Stated task
Gather every line holding the string "chart".
┄┄┄┄┄┄┄┄┄┄
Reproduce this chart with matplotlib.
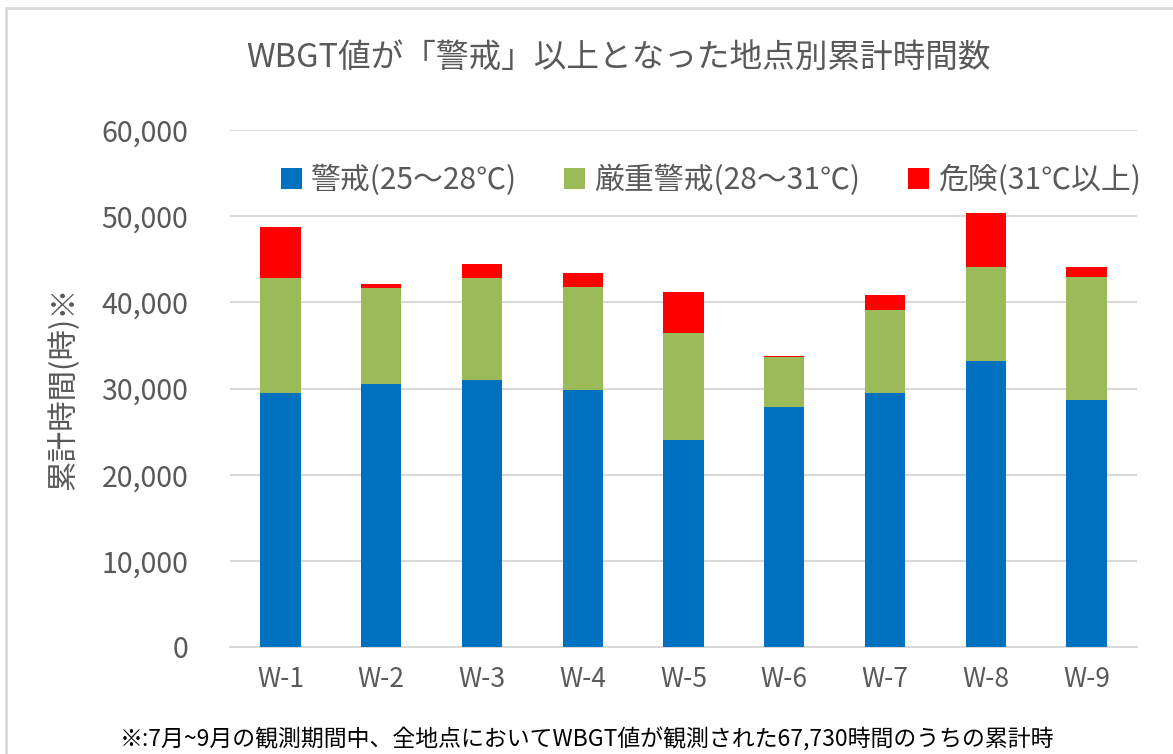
import matplotlib
matplotlib.use("Agg")
import matplotlib.pyplot as plt
from matplotlib.patches import Rectangle
from matplotlib.ticker import FuncFormatter

plt.rcParams['font.family'] = ['Noto Sans CJK JP', 'DejaVu Sans']

sites = ["W-1", "W-2", "W-3", "W-4", "W-5", "W-6", "W-7", "W-8", "W-9"]
keikai = [29500, 30500, 31000, 29800, 24000, 27900, 29500, 33200, 28700]
genju = [13300, 11200, 11800, 12000, 12400, 5800, 9600, 10900, 14200]
kiken = [5900, 400, 1700, 1600, 4800, 100, 1700, 6300, 1200]
series_names = ["警戒(25～28℃)", "厳重警戒(28～31℃)", "危険(31℃以上)"]
colors = ["#0070C0", "#9BBB59", "#FF0000"]
yticks = [0, 10000, 20000, 30000, 40000, 50000, 60000]

W, H = 1173, 754
fig = plt.figure(figsize=(W/100, H/100), dpi=100)
txt = "#595959"

# chart frame
fig.patches.append(Rectangle((6/W, -0.1), 1.2, (H-8)/H + 0.1, transform=fig.transFigure,
                             fill=False, edgecolor="#D9D9D9", linewidth=2))

ax = fig.add_axes([230/W, 1-647/H, (1137-230)/W, (647-130)/H])
x = list(range(len(sites)))
bottom2 = [a for a in keikai]
bottom3 = [a + b for a, b in zip(keikai, genju)]
bw = 0.4
ax.bar(x, keikai, bw, color=colors[0], label=series_names[0], zorder=3)
ax.bar(x, genju, bw, bottom=bottom2, color=colors[1], label=series_names[1], zorder=3)
ax.bar(x, kiken, bw, bottom=bottom3, color=colors[2], label=series_names[2], zorder=3)

ax.set_xlim(-0.5, len(sites) - 0.5)
ax.set_ylim(0, 60000)
ax.set_yticks(yticks)
ax.yaxis.set_major_formatter(FuncFormatter(lambda v, p: f"{int(v):,}"))
ax.set_xticks(x)
ax.set_xticklabels(sites)
ax.grid(axis='y', color="#D9D9D9", linewidth=1.5, zorder=0)
for s in ax.spines.values():
    s.set_visible(False)
ax.spines['bottom'].set_visible(True)
ax.spines['bottom'].set_color("#D9D9D9")
ax.spines['bottom'].set_linewidth(1.5)
ax.tick_params(axis='both', length=0, labelsize=19, colors=txt)
ax.tick_params(axis='y', labelsize=20.5, pad=30)
ax.tick_params(axis='x', pad=14)

ax.set_ylabel("累計時間(時)※", fontsize=22, color=txt, labelpad=16)

leg = ax.legend(loc='upper center', bbox_to_anchor=(0.53, 0.985), ncol=3, frameon=False,
                fontsize=21.5, handlelength=0.7, handleheight=0.7, handletextpad=0.3,
                columnspacing=1.6, labelcolor=txt)

fig.text(618/W, 1-58/H, "WBGT値が「警戒」以上となった地点別累計時間数", ha='center', va='center',
         fontsize=23.5, color=txt)
fig.text(120/W, 2/H, "※:7月~9月の観測期間中、全地点においてWBGT値が観測された67,730時間のうちの累計時",
         ha='left', va='bottom', fontsize=16.5, color="#000000")

fig.savefig("out.png", dpi=100)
┄┄┄┄┄┄┄┄┄┄
Result
Reproduce this chart with matplotlib.
# chart frame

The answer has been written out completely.